Timbaland's vocals appear on less than half of the tracks on Tim's Bio, but it's still a solo album because Tim's spaceship beats almost always transcend their vocals. There's a part on "Here We Come," where Tim half-raps, "She said that and he said that and he said that Timbaland can't rap / But I don't care because I make dope tracks / I make you bounce and wiggle and do this and that." As a rap lyric, that's basically as abysmal as you can possibly get, but it also slyly acknowledges its own shittiness; it doesn't matter if Tim can't rap as long as the song is great. And "Here We Come" is great, so there you go. Tim is a terrible rapper and an even worse singer, but he knows how to make his own vocals fill the right spaces in his tracks, and so he ends up sounding good more often than he probably should.

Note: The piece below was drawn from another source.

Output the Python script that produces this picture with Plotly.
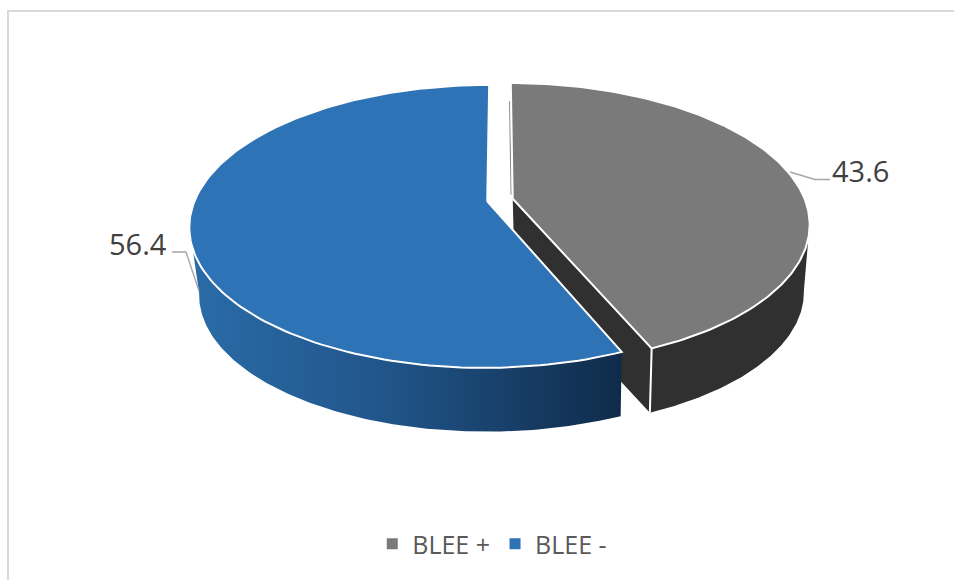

Something I remembered when I was reviewing the new Cee-Lo best-of cash-in (first-week Soundscan 788; someone's getting fired): Tim completely destroyed Cee-Lo on "I'll Be Around" even though Cee-Lo is one of the greatest Southern rappers of all time and Tim is, um, not. But Cee-Lo tries to get fast and slippery with the track, tries to run circles around it and ends up defeated. Tim just bounds out over it with this overblown joviality that's impossible to hate, and he owns the track.

 

A month ago, Noz wrote a column about how Timbaland has basically given up on rap except in the rare cases when a major label chump like Diddy or Rich Boy ponies up what must be some huge producer's fees. He's spending more of his time these days working with singers like Nelly Furtado and Justin Timberlake, people who actually still sell records and who seem willing to spend lots of time with Timbaland in the studio figuring out just how their voices can best become elements in his whirling electro-symphonies. Noz seems to think it's a money thing, and maybe it is. But a few years ago, Timbaland gave a bunch of those standard rap interviews about how he was bored with rap and how he was listening to Coldplay and John Mayer instead. That's what every rap guy was saying a couple of years ago, but I can honestly see how Timbaland might've gotten tired of rap. Too often on his rap productions, the voices never quite sunk into the tracks the way I can imagine he wanted them to. Timbaland tracks certainly command huge prices, but he's supposedly doing a whole lot of work on the new Bjork album, and I can't imagine he took full price for that. When I interviewed the Rapture, they told me how they'd taken meetings with him and wished they could've come to a deal, and I really, really wish something would've come of that. They couldn't afford him, but he probably knew that when he took the meeting, and he was interested in working with them anyway. These days, Timbaland is following his muse, which according to Wikipedia means he might actually be working with Muse. The weird thing about that is that his artistic vision and his bank account seem to be after the same thing most of the time. He wants to make huge, sweeping, disorienting pop music, and it probably doesn't hurt that people are buying that stuff. Working with Justin Timberlake seems to be both an aesthetic and a financial decision; I can't imagine he'd get the same thrill out of making tracks for circa-2006 Ludacris or whoever.

 

Which brings us to "Give It to Me," a new track that's supposedly the first single from a Timbaland solo album that'll be out early next year. The beat is typically great recent-vintage Tim: two lines of busy, rubbery hand-percussion rubbing up against ghostly synth-twinkles. Nobody raps on the song, but all three of the people singing might as well be rapping. Nelly Furtado chirps a few lines about being a supermodel and loving her ass and her abs. Justin Timberlake talks shit at some unnamed rival: "I saw you trying to act cute on TV; just let me clear the air / We missed you on the charts last week; that's right, you wasn't there." And Tim uses his big, goofy singsong voice to smack around other producers: "I get a half a mil for beats; you get a couple grand," "I'm a real producer, you just a piano man." I have no idea who he's talking about; maybe I'd know if I read Scratch. But the three of them carry themselves with the sort of unforced swagger that's almost completely missing from, say, Kingdom Come. It makes sense. Furtado's album was mostly crap, but it had a couple of good singles and sold pretty well. Timberlake's album is both one of the best-selling and one of the best albums of the year. And Timbaland is on top of the world. He can gloat if he wants.